The setup goes like this: A total of eight microphones, each one placed on a probe protruding from the leading edge of the 11-foot wing, comprise the sensor array tasked with detecting other aircraft. The system needs to be able to ignore the ambient noise of the drone itself—the air around the drone, and its own propeller sounds—and just listen for other flying machines. “The array is important to both help with getting enough signal-to-noise to hear the planes far away, but also to figure out where the planes are,” Wyrobek says. That way it can “triangulate where those planes actually are coming from.” 

To do this trick, the drone relies on a small amount of onboard computing power. “It’s a combination of signal processing techniques—like beam forming—as well as machine learning, AI-based techniques in order to actually localize where that aircraft is,” he says. A small onboard GPU helps with this job, as those types of chips are good at handling AI-related tasks. Wyrobek says that fortunately, the microphones don’t produce that much data. “The actual information pipe is so small, [so] it’s not a big compute load,” he adds. 

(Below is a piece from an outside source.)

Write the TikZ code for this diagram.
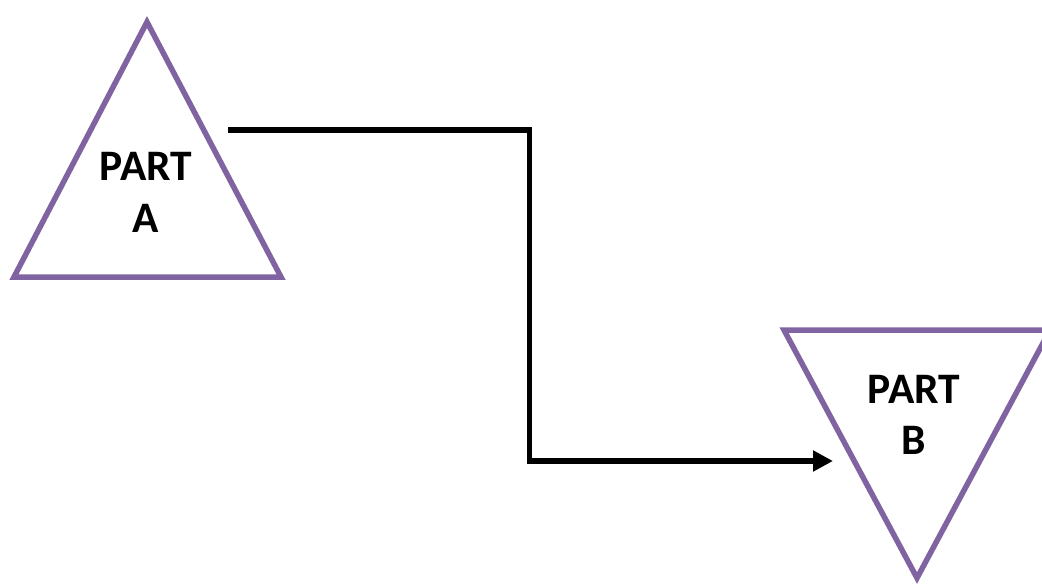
\documentclass[tikz,border=0pt]{standalone}
\usepackage{fontspec}
\setmainfont{Carlito}
\usetikzlibrary{arrows.meta}
\definecolor{tripurple}{HTML}{8064A2}
\begin{document}
\begin{tikzpicture}[x=1pt,y=-1pt,
  tri/.style={draw=tripurple,line width=5.5pt,line join=miter},
  lbl/.style={font=\fontsize{43.5}{52}\selectfont\bfseries,align=center,inner sep=0pt,anchor=base},
  conn/.style={draw=black,line width=5.5pt,line join=miter,-{Triangle[length=20pt,width=20pt]}}]
\useasboundingbox (0,0) rectangle (1042,586);
\begin{scope}
\clip (0,0) rectangle (1042,586);
\draw[tri] (147,22) -- (281,277) -- (14,277) -- cycle;
\draw[tri] (784,330) -- (1050,330) -- (917,578) -- cycle;
\end{scope}
\node[lbl] (pa1) at (146,180) {PART};
\node[lbl] (pa2) at (146,232) {A};
\node[lbl] (pb1) at (914,403) {PART};
\node[lbl] (pb2) at (914,454) {B};
\coordinate (s) at (228,130);
\coordinate (e) at (833,461);
\draw[conn] (s) -- (529.5,130) -- (529.5,461) -- (e);
\end{tikzpicture}
\end{document}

To build the system, they collected training data that included some 15,000 planned interactions between a drone and a human-crewed aircraft like an airplane or helicopter. Of course, microphones aren’t going to be too helpful in the case of a hot air balloon or a glider, but Wyrobek says that one fortuitous benefit of this approach is that fast-moving aircraft also tend to be louder, meaning that the signal from a quicker-moving threat is stronger. 

For now, the company is waiting for regulatory approval to let the software onboard the drone make decisions to take evasive action to avoid an aircraft that might hit it, which would involve a maneuver such as proactively turning out of the way and entering a holding pattern until the coast is clear. Currently, the microphones are installed in some of the drones, even if the whole system isn’t switched on, yet. “The microphones think they’re in control, but they’re not,” he says; the team examines the data from them post-flight to “make sure what it wanted to do is what it should have done.” 

Wyrobek anticipates using the sound-based detection and avoidance software in many regions where they operate. “In most places, I think we’ll use it,” he says. “As we scale, we want to keep increasing our safety, and this is a way to do that.” From an airspace management perspective, that sounds good.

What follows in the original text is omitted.